FUD, which has long dogged the cryptoverse, is commonly defined as misinformation intentionally spread to put a competitor at a disadvantage — to knock down a rival’s stock price or coin price, for example. It can also result from government action, such as the arrest by U.S. authorities of BitMEX’s co-founder and former chief technology officer on Oct. 1 or the reported detainment of an OKEx co-founder by Chinese police in early October. It raises speculation: Who is causing the FUD, and what is that party’s motivation?
Binance CEO Changpeng Zhao, for example, characterized the leaked document, which detailed the exchange’s purported 2018 plan to evade Bitcoin (BTC) regulation by setting up a U.S. subsidiary with a “feigned interest in compliance,” as FUD, adding: “The said document was not produced by a @Binance employee (current or ex).”

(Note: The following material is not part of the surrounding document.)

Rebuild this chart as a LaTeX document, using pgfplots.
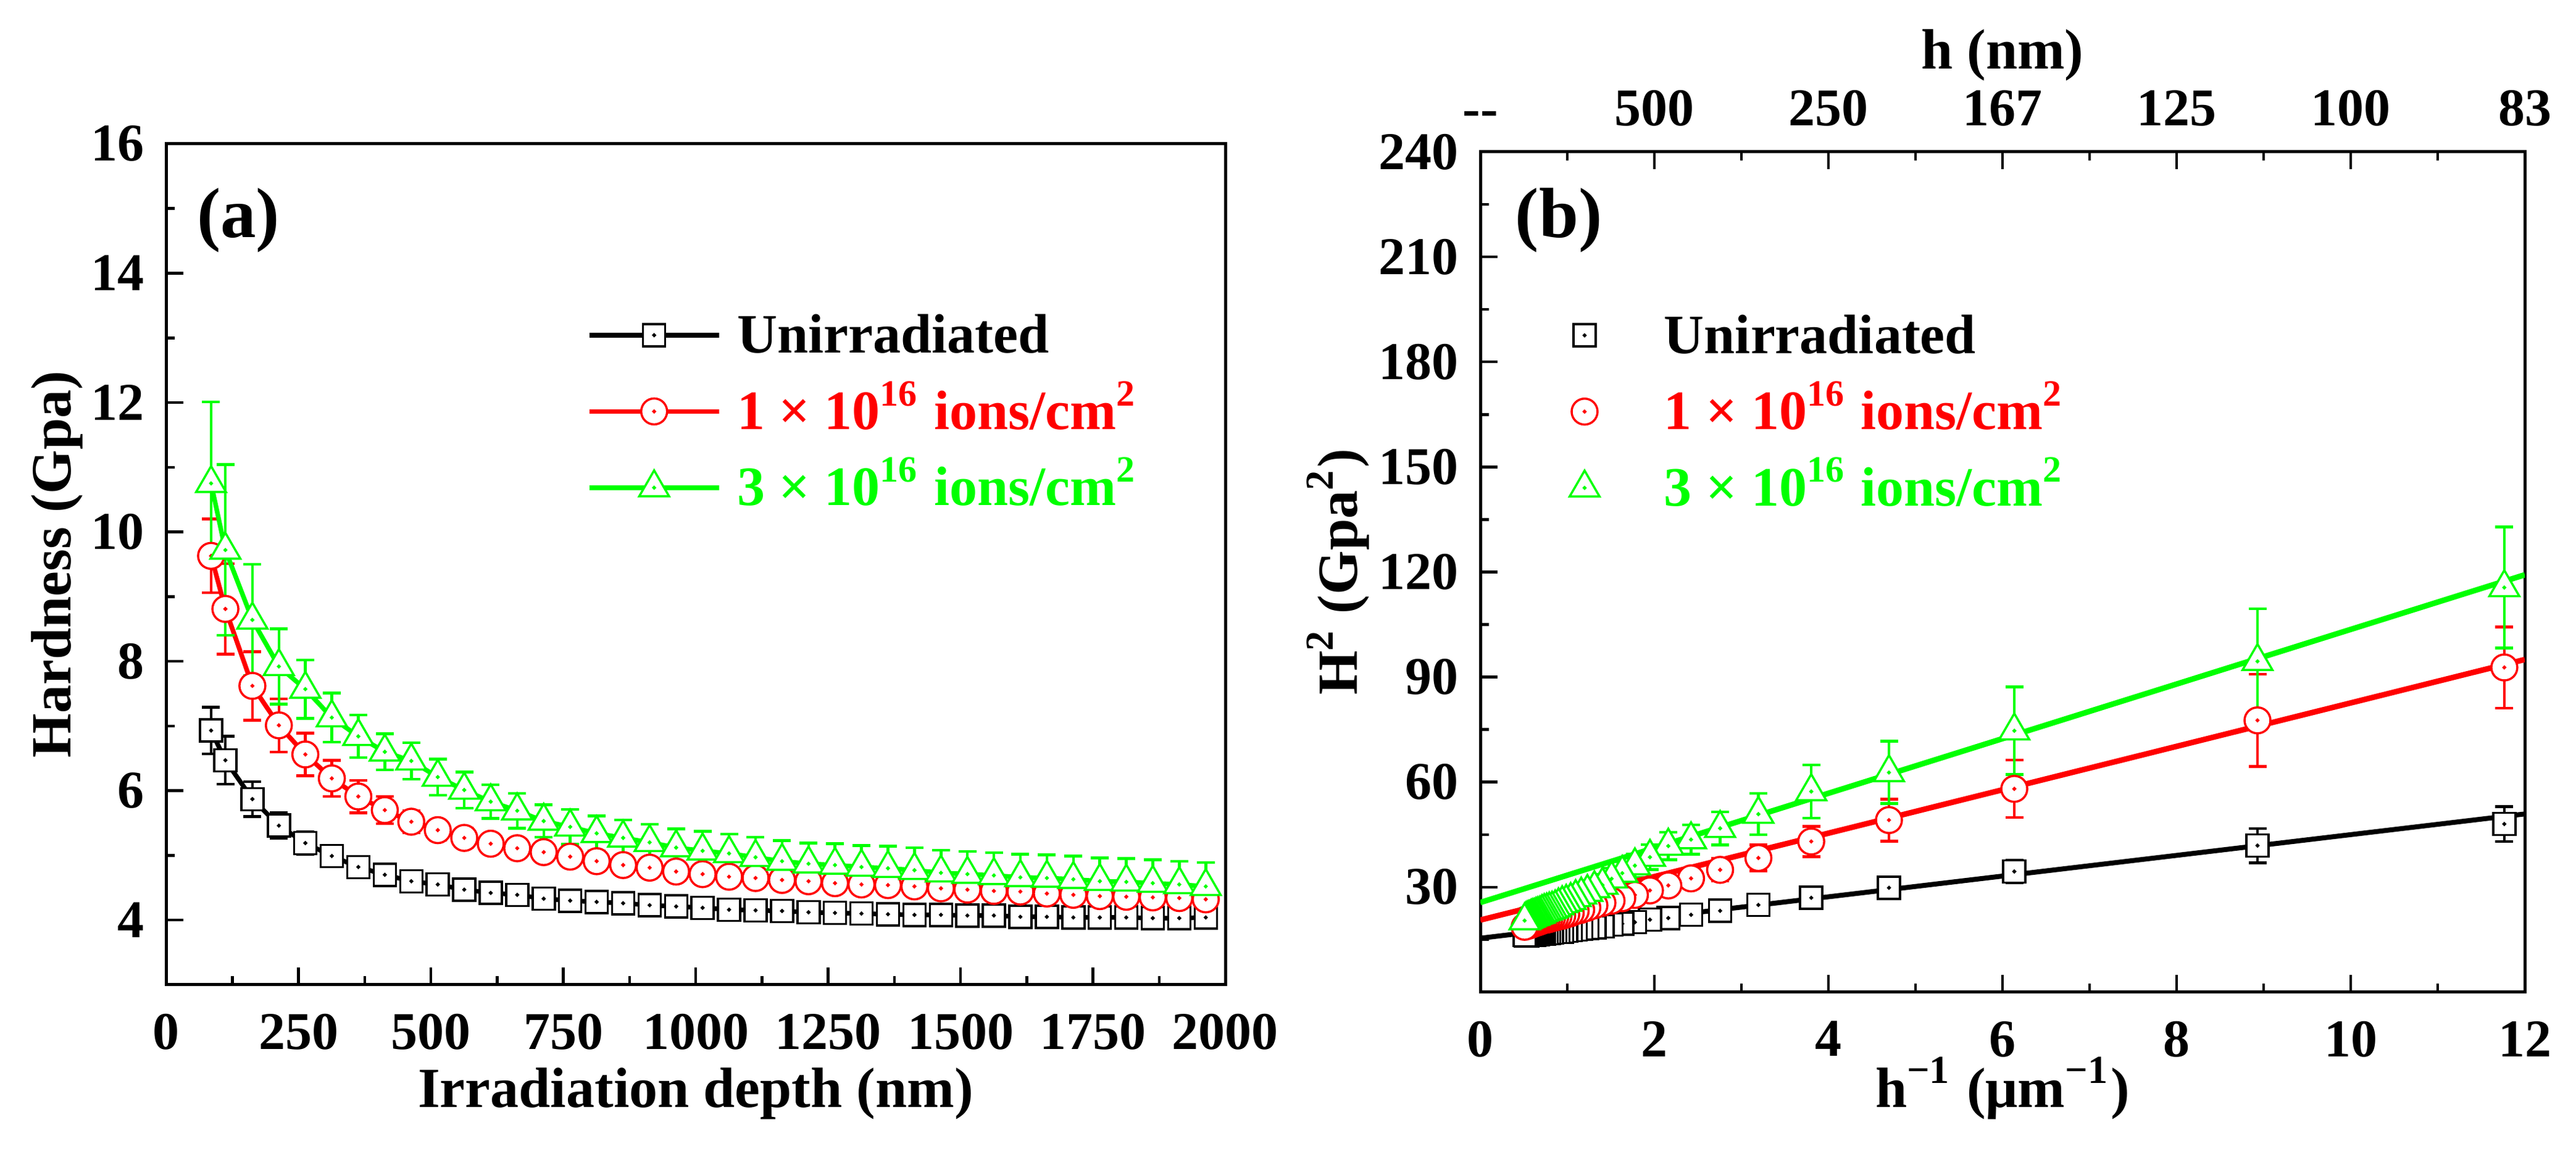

In any event, the FUD meter seemed to be rising last week, particularly as the Huobi rumors were accompanied by reports of large Bitcoin withdrawals at the Singapore-based exchange. Boxmining creator Michael Gu, for one, announced that he was removing his balances from Huobi "until this FUD clears up."
A global push to rein in crypto exchanges?
But was there anything behind all those events? Some have suggested that regulators worldwide — in the U.S. China and elsewhere — are now targeting centralized cryptocurrency exchanges, and that is what is causing all the doubt and uncertainty with regard to these largely unregulated enterprises.
Bobby Ong, co-founder and chief operating officer of CoinGecko, is skeptical that there was any such unified plan. As he told Cointelegraph, “The timing of all these FUD [events] seem to be coincidental,” with the charges against BitMEX being brought about as the result of a prolonged investigation.
Monahan, for her part, allowed for the possibility that regulatory actions could indeed be a key source of recent anxiety; but then again, it could just be rivals spreading rumors and innuendo about one another. Huobi’s coin, Huobi Token (HT), took a hit when the bad news broke, falling hundreds of dollars on Nov. 2. Monahan shared with Cointelegraph:
“It is interesting that we’ve seen so much confirmed and rumored regulatory action around the top futures/derivatives exchanges in the past month. However, it may be that we’re simply seeing an increase of FUD now that these exchanges have their own token — BNB, OKB, HT, etc. The FUD usually reserved for coins/tokens is now attached to the exchange itself.”